Pour autant, l’adaptation de séries littéraires à succès, ou IP comme on dit ici dans les couloirs, reste l’un des axes majeurs de la production nationale, et ce dans des styles très variés. Des plaines battues par le vent de Bergères Guerrières, porté à l’écran par les nantais de L’incroyable studio, aux terrains de foot animés de l’école de Louca, carton des éditions Dupuis, la diversité du neuvième art francophone se transpose vers les écrans de tous les publics. Et ce jusqu’aux adultes, cible affichée de projets comme Putain de chat (Autour de Minuit), énième et hilarante série sur nos meilleurs ennemis félins. Mais aussi avec Planthéon (Ikki Films), ou l’histoire réelle des pires malchanceux de l’Histoire.
Certes, l’audience qui fait le plus frétiller les investisseurs, c’est celle des adolescents, voire des préadolescents, les tweens car lorsque ces jeunes désertent les pages des livres pour se consacrer aux écrans, l’animation devient une arme pour construire les marques et fabriquer les succès, à l’image des success stories japonaises comme Naruto, One Piece et consorts. Convertir et conserver cette audience devient le défi ultime, un graal que peu atteignent. Fort heureusement, il en restera plus d’un à la fin, tant les médias sont nombreux, et la demande toujours plus forte. Avec une tendance plutôt à l’hétéroclisme, enfin pour l’instant.

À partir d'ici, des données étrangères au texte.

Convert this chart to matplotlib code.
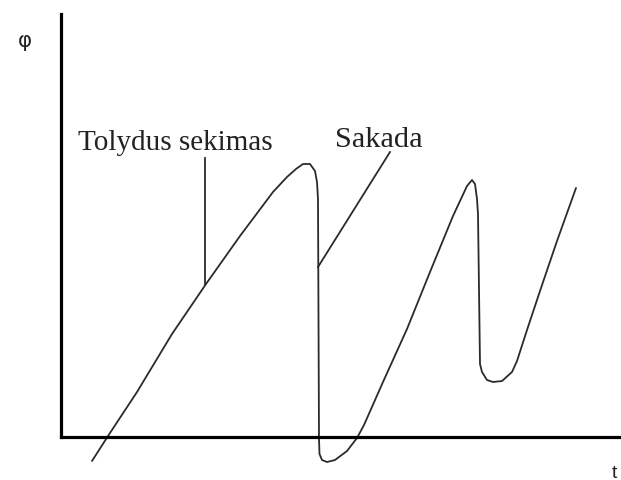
import matplotlib
matplotlib.use("Agg")
import matplotlib.pyplot as plt

# Eye-position trace: smooth pursuit ramps interrupted by saccadic resets
t_trace = [31, 47, 76, 111, 145, 179, 212, 226, 235, 242, 249, 254, 256, 257,
           258, 258.5, 261, 266, 274, 286, 296, 303, 322, 346, 369, 392, 406, 411, 414,
           416, 417, 419, 421, 426, 432, 441, 451, 456, 466, 479, 496, 515]
phi_trace = [-24, 1, 45, 103, 153, 201, 245, 260, 268, 273, 273, 266, 255, 238,
             -2, -17, -23, -25, -23, -14, -1, 12, 55, 108, 165, 221, 251, 257, 253,
             238, 223, 73, 65, 57, 55, 56, 65, 76, 107, 146, 196, 249]

# Annotation leader lines (start, end)
pursuit_leader_t = [144, 144]
pursuit_leader_phi = [279, 152]
saccade_leader_t = [329, 257]
saccade_leader_phi = [285, 170]

label_pursuit = "Tolydus sekimas"
label_saccade = "Sakada"
axis_label_y = "φ"
axis_label_x = "t"

fig = plt.figure(figsize=(6.21, 4.81), dpi=100)
ax = fig.add_axes([0, 0, 1, 1])
ax.set_xlim(-61, 560)
ax.set_ylim(-43, 438)

line_color = "#2b2b2b"
ax.plot(t_trace, phi_trace, color=line_color, lw=1.3, solid_joinstyle="round",
        solid_capstyle="round", clip_on=False)
ax.plot(pursuit_leader_t, pursuit_leader_phi, color=line_color, lw=1.3)
ax.plot(saccade_leader_t, saccade_leader_phi, color=line_color, lw=1.3)

# Axes drawn as heavy spines meeting at the origin
for side in ("top", "right"):
    ax.spines[side].set_visible(False)
ax.spines["left"].set_position(("data", 0))
ax.spines["bottom"].set_position(("data", 0))
ax.spines["left"].set_bounds(0, 423)
ax.spines["bottom"].set_bounds(0, 560)
for side in ("left", "bottom"):
    ax.spines[side].set_linewidth(2.3)
    ax.spines[side].set_color("black")
ax.set_xticks([])
ax.set_yticks([])
ax.patch.set_visible(False)

serif = ["Liberation Serif", "DejaVu Serif"]
ax.text(17, 288, label_pursuit, family=serif, fontsize=21, color="#222222",
        ha="left", va="baseline")
ax.text(274, 291, label_saccade, family=serif, fontsize=21.8, color="#222222",
        ha="left", va="baseline")
ax.text(-36, 397, axis_label_y, family=["DejaVu Sans"], fontsize=15.5,
        color="#222222", ha="center", va="center")
ax.text(553, -40, axis_label_x, family=["Liberation Sans", "DejaVu Sans"], fontsize=14,
        color="#222222", ha="center", va="baseline")

fig.savefig("out.png", dpi=100, facecolor="white")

En ce sens, les productions françaises mais aussi européennes ne sont pas en reste, et le focus sur l’Espagne mis en place cette année par le salon le confirme. De tous côtés, l’on rencontre des productrices passionnées, des réalisateurs déjantés, des investisseuses attentives et des programmateurs curieux. Seul bémol pour l’impatient, les projets présentés ici ne verront le jour que dans plusieurs mois, voire années. Avec des plannings de production s’étalant parfois jusqu’à 2025, il ne faut pas être pressé. Mais cela n’empêche pas de pouvoir se projeter dans ces univers merveilleux. Chacun unique en leur genre, mais tous reliés par cette magie qui est celle de l’animation, un cinéma de tous les possibles.